Items from a data source
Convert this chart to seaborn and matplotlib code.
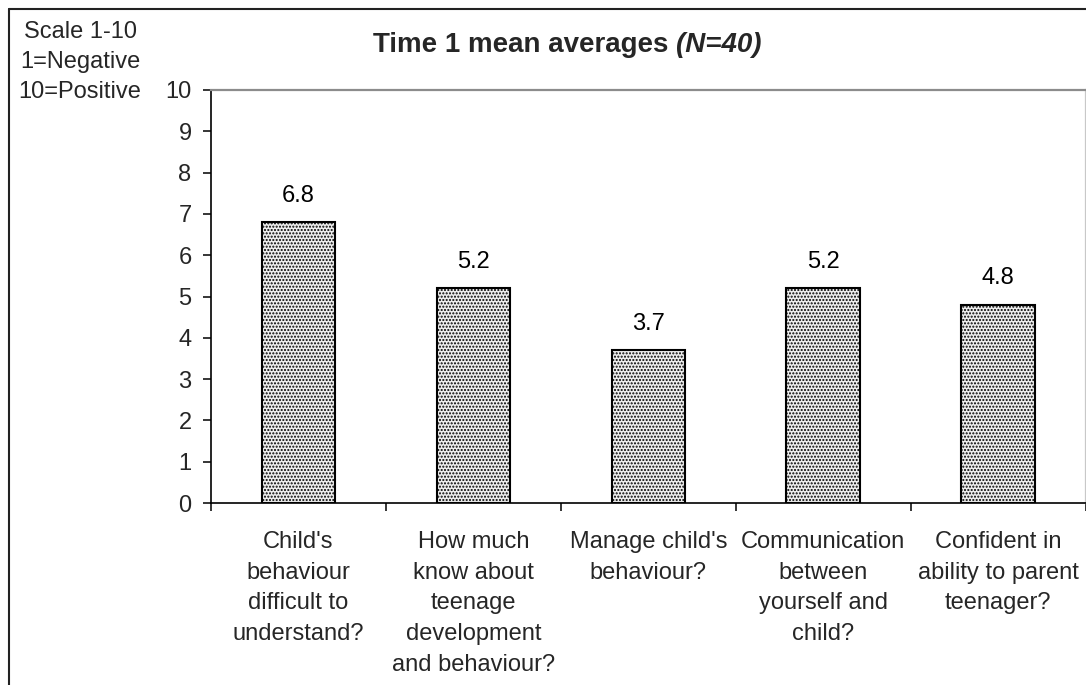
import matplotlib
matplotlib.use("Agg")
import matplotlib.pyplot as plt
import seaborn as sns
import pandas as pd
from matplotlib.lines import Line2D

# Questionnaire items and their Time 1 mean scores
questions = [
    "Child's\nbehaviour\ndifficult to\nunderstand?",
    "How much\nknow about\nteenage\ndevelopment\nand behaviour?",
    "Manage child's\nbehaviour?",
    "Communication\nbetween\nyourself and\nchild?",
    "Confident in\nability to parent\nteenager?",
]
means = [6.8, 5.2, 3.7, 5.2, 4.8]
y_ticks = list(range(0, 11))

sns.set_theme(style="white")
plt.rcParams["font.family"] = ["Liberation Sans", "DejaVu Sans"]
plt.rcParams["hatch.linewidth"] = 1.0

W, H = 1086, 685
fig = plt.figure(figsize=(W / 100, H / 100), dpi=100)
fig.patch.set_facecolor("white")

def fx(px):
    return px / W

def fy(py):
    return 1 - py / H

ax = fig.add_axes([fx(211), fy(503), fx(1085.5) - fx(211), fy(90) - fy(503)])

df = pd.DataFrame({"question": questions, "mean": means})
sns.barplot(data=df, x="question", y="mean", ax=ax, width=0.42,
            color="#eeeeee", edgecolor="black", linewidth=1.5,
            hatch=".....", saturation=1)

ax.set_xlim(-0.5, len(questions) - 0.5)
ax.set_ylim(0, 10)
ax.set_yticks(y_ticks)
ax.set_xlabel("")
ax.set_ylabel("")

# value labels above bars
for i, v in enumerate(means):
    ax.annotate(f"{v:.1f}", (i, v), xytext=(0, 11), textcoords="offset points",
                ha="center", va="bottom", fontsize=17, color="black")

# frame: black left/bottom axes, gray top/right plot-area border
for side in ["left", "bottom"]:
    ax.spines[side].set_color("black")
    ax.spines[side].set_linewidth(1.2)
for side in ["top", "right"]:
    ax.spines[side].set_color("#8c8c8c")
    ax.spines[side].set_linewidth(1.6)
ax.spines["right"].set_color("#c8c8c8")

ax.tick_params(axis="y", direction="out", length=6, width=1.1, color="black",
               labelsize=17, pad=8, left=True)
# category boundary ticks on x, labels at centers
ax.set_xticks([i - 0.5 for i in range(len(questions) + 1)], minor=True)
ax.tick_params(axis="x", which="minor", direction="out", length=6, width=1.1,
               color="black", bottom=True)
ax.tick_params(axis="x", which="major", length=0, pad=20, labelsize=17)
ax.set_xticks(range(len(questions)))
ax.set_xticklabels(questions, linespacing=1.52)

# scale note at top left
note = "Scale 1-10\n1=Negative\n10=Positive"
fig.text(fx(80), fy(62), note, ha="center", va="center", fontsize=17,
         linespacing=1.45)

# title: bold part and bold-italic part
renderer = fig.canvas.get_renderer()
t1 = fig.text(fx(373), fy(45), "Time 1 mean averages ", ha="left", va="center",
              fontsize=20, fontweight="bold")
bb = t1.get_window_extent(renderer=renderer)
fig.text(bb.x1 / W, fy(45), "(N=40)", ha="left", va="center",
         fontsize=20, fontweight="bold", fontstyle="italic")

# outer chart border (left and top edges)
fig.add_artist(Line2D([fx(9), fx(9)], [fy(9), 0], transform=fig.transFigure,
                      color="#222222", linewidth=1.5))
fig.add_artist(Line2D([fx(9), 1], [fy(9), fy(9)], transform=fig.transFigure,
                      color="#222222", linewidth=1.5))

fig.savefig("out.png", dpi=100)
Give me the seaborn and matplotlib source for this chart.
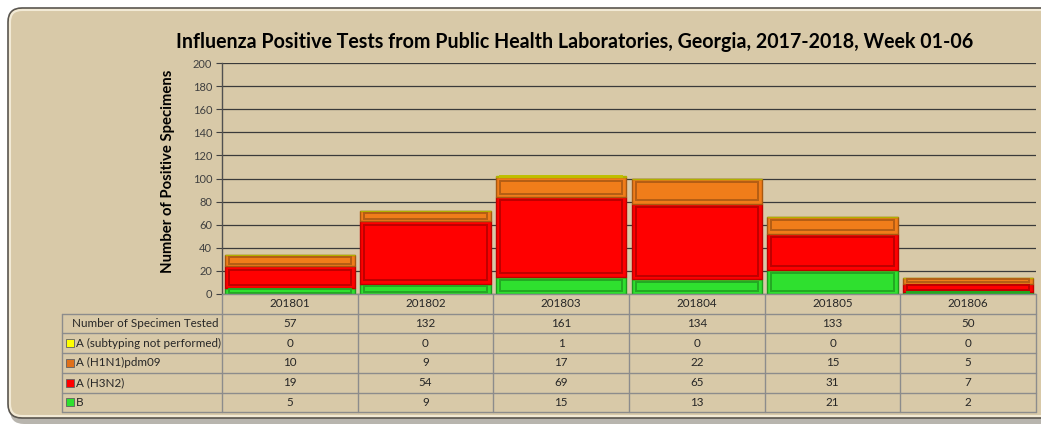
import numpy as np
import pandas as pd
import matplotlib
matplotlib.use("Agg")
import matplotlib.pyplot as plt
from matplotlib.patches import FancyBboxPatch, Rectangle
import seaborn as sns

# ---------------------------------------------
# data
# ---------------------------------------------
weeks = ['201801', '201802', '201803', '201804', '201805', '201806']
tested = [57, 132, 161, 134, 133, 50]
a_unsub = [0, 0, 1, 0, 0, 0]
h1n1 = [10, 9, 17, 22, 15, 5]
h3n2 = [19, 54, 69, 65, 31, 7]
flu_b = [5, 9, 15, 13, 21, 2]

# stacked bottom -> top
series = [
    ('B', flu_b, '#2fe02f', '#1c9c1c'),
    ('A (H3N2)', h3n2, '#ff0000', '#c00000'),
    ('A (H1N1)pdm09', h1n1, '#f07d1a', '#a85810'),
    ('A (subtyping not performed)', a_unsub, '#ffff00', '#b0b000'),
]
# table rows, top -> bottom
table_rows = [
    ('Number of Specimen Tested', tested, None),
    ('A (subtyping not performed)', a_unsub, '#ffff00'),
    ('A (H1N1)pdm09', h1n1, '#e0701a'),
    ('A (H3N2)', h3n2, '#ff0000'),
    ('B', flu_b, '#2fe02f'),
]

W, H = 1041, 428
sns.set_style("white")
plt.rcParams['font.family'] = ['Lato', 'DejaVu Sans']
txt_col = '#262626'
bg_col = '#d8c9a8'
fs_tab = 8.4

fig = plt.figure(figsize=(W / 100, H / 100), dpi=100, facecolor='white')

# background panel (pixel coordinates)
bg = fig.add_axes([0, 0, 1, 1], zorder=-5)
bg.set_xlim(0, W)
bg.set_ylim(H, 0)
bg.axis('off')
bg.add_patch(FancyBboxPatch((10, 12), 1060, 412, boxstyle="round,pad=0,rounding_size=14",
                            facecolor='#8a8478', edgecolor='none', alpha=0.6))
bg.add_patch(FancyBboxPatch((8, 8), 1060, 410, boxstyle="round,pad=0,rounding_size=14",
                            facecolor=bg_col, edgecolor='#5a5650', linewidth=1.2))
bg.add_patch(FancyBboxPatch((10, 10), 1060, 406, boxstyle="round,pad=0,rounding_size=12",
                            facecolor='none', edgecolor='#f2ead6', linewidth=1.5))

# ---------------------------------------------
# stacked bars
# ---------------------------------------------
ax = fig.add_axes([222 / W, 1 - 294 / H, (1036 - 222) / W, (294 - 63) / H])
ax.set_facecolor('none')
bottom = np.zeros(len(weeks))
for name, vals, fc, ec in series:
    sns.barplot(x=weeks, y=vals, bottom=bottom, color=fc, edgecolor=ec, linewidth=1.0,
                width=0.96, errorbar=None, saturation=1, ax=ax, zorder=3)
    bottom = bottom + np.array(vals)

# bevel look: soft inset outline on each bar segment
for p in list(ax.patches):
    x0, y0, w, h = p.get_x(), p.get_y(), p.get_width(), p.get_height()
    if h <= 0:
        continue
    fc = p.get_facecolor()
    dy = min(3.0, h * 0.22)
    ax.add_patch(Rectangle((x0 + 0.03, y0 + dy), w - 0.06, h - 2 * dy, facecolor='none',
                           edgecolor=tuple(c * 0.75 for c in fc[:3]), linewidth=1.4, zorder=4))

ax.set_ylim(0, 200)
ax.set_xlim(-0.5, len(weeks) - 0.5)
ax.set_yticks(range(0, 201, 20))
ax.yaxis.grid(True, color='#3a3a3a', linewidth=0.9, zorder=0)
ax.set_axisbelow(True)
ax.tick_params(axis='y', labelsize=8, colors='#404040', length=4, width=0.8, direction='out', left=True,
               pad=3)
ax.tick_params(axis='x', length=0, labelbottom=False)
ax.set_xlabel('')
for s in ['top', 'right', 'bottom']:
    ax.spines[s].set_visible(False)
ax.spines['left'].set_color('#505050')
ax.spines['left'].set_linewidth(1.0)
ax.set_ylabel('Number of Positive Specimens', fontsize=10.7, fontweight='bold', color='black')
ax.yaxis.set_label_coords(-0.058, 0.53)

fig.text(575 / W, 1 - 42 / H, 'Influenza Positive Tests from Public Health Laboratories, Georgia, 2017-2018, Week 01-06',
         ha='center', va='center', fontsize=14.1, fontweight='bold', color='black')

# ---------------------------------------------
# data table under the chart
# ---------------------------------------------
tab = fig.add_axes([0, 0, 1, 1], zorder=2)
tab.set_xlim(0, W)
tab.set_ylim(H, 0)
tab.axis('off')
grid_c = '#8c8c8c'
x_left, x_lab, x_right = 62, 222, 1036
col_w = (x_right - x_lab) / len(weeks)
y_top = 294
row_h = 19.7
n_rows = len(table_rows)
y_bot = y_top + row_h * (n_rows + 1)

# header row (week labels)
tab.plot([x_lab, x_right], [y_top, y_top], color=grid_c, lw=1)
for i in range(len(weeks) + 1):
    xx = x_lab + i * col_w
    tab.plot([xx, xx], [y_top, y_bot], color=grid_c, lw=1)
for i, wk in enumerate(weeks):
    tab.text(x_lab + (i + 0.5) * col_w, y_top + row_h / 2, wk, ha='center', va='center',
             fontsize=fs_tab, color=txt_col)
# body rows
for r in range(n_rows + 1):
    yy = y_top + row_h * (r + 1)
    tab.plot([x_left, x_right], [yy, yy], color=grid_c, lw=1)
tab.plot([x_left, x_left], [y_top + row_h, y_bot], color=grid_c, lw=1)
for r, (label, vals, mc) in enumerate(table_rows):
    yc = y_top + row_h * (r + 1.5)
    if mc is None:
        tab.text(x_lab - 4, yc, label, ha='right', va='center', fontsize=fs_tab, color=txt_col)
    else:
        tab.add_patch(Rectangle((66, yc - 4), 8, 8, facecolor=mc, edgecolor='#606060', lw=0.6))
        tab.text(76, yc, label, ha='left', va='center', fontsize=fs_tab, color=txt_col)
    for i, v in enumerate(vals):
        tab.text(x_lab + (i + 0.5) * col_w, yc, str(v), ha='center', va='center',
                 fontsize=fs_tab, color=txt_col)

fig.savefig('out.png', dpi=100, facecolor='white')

---

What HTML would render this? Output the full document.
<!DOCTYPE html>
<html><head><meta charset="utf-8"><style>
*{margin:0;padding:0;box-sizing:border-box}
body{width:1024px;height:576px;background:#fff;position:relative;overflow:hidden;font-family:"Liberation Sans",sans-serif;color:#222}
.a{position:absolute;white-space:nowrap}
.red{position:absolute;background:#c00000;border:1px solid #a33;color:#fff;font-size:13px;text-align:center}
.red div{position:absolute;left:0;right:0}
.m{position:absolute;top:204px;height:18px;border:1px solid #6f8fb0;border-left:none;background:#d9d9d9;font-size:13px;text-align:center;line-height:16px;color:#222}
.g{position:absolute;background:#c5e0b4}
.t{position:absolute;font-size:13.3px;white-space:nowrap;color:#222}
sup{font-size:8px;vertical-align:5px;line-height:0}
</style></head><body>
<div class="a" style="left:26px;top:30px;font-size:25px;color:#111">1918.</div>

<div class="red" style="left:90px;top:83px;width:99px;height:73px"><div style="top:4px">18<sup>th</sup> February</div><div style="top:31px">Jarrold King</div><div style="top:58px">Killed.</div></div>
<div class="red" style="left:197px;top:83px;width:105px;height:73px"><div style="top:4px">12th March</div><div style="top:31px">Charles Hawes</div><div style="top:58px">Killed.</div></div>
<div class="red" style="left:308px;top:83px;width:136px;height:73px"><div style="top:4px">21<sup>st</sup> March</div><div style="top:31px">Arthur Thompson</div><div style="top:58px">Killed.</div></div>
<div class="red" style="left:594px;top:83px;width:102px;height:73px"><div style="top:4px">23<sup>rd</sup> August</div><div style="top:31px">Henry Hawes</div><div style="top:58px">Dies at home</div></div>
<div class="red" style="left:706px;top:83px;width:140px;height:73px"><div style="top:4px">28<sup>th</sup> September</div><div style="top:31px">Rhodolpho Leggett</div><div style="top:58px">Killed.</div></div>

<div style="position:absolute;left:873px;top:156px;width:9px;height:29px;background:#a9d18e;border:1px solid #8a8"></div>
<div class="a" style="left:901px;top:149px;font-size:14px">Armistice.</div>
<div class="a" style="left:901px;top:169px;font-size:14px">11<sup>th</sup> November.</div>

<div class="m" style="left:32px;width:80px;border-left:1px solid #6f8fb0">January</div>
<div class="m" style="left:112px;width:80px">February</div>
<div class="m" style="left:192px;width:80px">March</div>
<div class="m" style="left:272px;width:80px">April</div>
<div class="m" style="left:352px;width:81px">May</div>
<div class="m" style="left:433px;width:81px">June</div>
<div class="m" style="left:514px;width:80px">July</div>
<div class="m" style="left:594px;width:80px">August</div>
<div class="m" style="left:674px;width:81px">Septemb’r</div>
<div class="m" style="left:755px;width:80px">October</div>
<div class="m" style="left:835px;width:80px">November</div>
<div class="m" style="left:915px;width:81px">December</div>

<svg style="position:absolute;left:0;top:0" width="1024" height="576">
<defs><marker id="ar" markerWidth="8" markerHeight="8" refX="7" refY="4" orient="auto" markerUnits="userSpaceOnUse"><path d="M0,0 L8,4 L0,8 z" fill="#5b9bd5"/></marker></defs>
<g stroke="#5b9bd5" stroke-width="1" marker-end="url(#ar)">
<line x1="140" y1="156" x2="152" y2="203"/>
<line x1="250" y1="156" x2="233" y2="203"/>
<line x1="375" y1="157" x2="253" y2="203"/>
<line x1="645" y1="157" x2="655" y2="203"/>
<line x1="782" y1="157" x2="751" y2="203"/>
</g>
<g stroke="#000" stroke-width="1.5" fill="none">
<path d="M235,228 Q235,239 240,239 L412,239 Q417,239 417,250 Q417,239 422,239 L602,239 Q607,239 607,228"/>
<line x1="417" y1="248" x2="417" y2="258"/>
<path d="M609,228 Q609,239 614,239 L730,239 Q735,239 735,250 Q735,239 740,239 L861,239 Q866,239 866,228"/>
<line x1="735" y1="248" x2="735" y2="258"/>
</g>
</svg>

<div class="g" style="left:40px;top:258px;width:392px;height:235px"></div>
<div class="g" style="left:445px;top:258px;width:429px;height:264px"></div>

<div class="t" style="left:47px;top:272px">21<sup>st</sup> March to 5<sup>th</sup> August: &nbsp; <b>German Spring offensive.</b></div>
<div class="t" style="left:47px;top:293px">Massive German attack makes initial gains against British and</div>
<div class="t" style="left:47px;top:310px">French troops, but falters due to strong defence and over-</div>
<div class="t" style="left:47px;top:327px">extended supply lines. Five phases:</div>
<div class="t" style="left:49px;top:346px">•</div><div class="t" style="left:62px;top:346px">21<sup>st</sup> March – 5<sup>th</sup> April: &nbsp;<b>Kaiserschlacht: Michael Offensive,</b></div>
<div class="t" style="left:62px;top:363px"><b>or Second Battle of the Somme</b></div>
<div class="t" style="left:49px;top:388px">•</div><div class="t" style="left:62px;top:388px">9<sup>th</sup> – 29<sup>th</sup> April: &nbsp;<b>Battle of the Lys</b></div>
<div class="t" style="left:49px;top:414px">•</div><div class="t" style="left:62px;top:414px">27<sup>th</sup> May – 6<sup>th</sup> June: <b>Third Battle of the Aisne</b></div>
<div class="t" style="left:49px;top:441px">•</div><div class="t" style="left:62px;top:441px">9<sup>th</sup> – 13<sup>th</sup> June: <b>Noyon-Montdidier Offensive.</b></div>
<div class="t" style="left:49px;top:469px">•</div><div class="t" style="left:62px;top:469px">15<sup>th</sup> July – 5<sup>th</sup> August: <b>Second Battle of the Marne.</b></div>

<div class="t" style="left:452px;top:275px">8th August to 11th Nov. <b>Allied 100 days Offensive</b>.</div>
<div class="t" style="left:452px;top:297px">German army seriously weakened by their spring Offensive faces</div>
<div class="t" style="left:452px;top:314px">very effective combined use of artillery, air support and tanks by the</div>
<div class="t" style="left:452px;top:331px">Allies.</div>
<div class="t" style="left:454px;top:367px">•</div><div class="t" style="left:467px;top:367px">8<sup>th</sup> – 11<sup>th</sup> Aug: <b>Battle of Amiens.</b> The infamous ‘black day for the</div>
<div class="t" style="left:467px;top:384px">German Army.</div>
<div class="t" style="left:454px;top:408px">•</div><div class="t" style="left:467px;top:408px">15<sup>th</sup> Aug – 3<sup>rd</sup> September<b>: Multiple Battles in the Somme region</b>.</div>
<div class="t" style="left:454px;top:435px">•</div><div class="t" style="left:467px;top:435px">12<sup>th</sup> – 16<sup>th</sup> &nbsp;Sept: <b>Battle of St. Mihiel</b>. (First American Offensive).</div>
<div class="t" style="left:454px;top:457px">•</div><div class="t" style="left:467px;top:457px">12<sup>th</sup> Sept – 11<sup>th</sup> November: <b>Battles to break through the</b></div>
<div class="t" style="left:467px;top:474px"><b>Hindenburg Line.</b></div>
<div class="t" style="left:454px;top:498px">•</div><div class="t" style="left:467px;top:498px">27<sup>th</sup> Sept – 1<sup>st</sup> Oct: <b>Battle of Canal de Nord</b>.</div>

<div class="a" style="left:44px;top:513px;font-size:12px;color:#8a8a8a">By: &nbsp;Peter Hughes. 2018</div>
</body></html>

# [Given instruction]
Copy exactly the material above from the line with "Give me the" to the line with "100), dpi=100, facecolor='white')", ends included, and nothing else. Leave out any picture.

# [The response]
Give me the seaborn and matplotlib source for this chart.
import numpy as np
import pandas as pd
import matplotlib
matplotlib.use("Agg")
import matplotlib.pyplot as plt
from matplotlib.patches import FancyBboxPatch, Rectangle
import seaborn as sns

# ---------------------------------------------
# data
# ---------------------------------------------
weeks = ['201801', '201802', '201803', '201804', '201805', '201806']
tested = [57, 132, 161, 134, 133, 50]
a_unsub = [0, 0, 1, 0, 0, 0]
h1n1 = [10, 9, 17, 22, 15, 5]
h3n2 = [19, 54, 69, 65, 31, 7]
flu_b = [5, 9, 15, 13, 21, 2]

# stacked bottom -> top
series = [
    ('B', flu_b, '#2fe02f', '#1c9c1c'),
    ('A (H3N2)', h3n2, '#ff0000', '#c00000'),
    ('A (H1N1)pdm09', h1n1, '#f07d1a', '#a85810'),
    ('A (subtyping not performed)', a_unsub, '#ffff00', '#b0b000'),
]
# table rows, top -> bottom
table_rows = [
    ('Number of Specimen Tested', tested, None),
    ('A (subtyping not performed)', a_unsub, '#ffff00'),
    ('A (H1N1)pdm09', h1n1, '#e0701a'),
    ('A (H3N2)', h3n2, '#ff0000'),
    ('B', flu_b, '#2fe02f'),
]

W, H = 1041, 428
sns.set_style("white")
plt.rcParams['font.family'] = ['Lato', 'DejaVu Sans']
txt_col = '#262626'
bg_col = '#d8c9a8'
fs_tab = 8.4

fig = plt.figure(figsize=(W / 100, H / 100), dpi=100, facecolor='white')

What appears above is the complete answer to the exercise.